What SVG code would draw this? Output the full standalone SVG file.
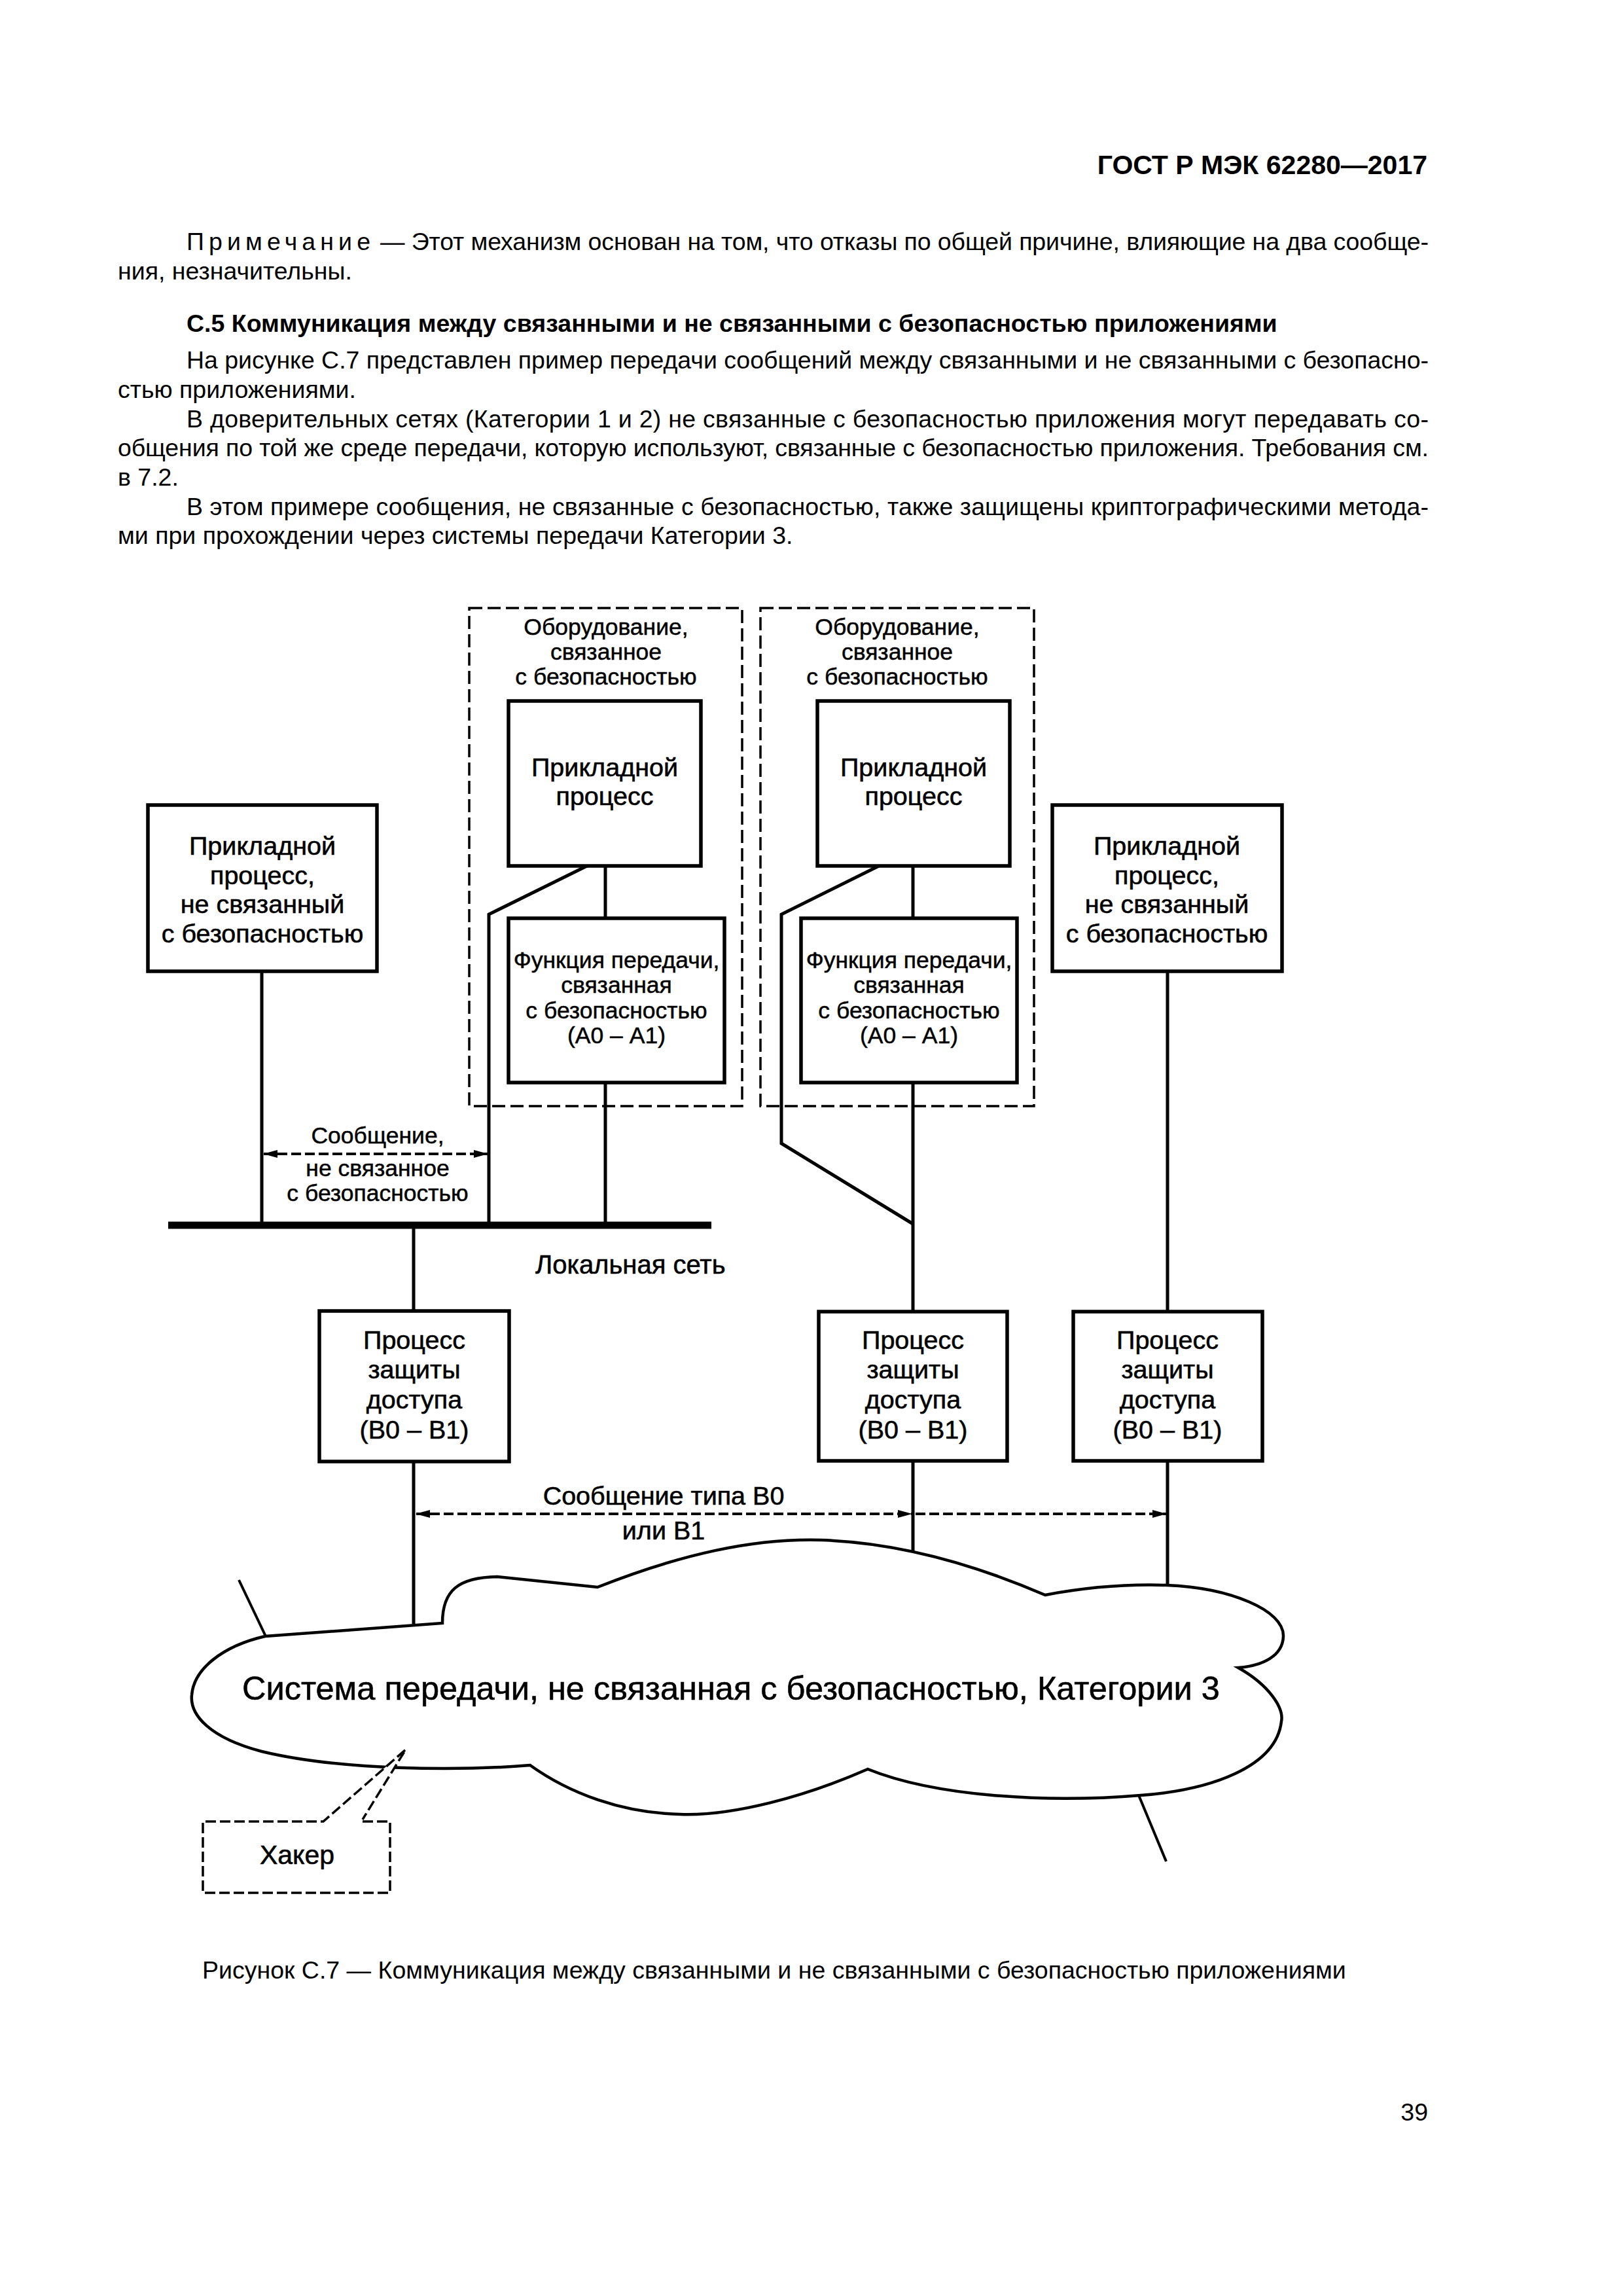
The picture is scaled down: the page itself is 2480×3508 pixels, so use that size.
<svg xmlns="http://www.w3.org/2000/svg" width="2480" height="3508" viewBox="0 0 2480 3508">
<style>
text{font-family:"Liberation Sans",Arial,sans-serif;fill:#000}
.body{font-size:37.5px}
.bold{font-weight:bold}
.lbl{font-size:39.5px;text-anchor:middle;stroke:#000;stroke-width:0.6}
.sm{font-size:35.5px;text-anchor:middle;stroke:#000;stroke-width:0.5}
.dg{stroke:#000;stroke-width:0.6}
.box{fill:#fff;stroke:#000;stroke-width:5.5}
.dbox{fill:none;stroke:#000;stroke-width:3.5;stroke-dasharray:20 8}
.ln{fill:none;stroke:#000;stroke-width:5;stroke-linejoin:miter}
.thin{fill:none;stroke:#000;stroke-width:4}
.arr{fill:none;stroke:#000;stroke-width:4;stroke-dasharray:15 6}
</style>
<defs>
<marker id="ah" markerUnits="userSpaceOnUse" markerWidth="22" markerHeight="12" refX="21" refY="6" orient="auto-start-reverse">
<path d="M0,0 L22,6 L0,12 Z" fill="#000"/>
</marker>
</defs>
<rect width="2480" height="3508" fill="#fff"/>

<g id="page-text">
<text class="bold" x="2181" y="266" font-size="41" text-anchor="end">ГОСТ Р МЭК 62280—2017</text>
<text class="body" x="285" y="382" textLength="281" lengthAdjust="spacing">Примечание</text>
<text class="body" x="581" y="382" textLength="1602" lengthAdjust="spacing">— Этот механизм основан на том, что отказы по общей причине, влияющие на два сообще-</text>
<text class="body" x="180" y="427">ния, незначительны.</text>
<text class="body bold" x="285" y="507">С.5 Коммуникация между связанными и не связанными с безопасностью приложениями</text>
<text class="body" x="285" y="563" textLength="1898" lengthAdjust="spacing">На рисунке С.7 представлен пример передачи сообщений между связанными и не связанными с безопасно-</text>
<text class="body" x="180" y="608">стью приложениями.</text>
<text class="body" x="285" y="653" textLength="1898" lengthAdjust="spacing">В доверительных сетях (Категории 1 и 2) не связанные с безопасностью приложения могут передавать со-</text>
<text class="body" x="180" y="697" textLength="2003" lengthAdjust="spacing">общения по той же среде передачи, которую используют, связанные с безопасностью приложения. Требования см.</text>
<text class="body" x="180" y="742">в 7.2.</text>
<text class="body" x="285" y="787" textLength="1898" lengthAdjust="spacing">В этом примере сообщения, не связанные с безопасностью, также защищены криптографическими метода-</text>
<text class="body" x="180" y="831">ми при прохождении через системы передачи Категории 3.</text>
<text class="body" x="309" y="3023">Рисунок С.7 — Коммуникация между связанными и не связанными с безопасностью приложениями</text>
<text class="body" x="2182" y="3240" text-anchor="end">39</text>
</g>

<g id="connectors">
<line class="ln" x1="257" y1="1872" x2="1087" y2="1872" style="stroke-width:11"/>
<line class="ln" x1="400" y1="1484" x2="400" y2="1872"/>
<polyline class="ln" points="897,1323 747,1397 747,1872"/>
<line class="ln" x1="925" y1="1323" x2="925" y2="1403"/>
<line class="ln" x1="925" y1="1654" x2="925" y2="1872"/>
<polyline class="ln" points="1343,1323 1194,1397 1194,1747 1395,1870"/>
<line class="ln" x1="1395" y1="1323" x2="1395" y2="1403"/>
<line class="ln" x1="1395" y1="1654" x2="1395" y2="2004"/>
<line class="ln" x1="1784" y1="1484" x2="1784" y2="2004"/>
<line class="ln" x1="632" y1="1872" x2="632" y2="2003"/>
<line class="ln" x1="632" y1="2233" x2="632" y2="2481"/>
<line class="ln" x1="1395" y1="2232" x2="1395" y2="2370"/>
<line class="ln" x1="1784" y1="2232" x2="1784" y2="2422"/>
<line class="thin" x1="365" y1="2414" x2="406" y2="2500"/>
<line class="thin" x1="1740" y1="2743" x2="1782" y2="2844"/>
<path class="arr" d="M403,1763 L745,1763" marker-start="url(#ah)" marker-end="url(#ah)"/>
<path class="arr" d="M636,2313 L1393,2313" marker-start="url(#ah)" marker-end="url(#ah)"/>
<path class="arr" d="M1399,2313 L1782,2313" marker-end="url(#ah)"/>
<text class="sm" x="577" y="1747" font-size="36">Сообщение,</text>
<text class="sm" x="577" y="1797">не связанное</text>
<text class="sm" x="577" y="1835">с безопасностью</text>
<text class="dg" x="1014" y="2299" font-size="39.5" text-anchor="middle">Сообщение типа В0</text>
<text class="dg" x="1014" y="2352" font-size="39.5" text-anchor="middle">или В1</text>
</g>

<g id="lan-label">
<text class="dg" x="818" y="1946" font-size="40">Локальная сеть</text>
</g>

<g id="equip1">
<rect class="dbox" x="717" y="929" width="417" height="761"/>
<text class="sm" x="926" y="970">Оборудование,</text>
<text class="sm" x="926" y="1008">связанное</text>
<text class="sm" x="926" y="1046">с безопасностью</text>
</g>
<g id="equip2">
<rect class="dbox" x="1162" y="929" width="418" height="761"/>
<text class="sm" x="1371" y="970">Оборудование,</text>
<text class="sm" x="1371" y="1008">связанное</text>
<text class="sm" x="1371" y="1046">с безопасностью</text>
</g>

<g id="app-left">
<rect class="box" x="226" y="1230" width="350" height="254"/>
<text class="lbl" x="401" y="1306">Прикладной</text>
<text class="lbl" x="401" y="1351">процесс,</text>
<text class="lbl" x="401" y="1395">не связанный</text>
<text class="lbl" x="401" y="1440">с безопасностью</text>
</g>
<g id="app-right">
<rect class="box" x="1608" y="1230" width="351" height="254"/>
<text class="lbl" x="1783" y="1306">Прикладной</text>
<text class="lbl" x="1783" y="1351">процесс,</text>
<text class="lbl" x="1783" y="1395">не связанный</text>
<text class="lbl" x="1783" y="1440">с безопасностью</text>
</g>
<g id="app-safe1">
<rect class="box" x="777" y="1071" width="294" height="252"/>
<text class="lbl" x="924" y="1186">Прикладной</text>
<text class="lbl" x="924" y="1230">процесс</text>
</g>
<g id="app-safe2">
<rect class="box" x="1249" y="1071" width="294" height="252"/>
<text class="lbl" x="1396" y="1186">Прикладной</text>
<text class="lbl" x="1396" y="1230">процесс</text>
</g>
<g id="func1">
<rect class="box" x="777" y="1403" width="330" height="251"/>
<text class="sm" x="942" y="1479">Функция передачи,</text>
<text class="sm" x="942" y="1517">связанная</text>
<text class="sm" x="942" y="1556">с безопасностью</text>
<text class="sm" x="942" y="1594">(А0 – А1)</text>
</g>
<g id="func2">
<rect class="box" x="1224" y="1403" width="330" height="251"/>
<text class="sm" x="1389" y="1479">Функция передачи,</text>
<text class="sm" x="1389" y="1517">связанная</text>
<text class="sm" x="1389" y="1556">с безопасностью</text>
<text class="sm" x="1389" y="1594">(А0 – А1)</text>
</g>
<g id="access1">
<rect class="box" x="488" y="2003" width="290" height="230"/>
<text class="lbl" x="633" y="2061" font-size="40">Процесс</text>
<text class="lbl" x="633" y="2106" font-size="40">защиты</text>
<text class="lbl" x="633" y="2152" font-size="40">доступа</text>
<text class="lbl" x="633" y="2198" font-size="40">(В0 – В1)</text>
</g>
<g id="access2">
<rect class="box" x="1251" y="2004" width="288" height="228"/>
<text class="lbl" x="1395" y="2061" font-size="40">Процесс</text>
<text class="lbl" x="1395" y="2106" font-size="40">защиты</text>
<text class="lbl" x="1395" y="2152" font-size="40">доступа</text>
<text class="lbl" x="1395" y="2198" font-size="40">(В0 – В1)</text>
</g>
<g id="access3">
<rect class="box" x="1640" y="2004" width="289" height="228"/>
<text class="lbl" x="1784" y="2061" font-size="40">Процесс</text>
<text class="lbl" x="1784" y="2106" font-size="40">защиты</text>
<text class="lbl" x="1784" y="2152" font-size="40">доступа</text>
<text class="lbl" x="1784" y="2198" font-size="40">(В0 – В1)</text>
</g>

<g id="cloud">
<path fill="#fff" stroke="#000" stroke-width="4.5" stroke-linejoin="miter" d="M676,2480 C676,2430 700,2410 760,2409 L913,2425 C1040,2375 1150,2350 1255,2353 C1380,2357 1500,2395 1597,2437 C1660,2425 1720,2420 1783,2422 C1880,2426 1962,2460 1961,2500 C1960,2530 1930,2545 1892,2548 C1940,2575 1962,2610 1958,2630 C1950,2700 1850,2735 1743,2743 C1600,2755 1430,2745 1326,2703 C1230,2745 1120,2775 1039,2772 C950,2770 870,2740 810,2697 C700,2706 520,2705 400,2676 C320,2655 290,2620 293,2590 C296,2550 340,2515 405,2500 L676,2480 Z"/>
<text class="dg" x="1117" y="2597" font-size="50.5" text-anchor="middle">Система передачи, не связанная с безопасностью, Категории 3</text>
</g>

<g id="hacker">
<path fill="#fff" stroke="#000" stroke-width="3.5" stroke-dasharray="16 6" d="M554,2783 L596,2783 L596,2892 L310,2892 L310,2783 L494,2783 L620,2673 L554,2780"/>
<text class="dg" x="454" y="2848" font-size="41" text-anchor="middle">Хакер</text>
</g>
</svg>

—————

* **Problem details**: The required output is the number of lines containing the word "page", and nothing besides.

* **Full solution**: 2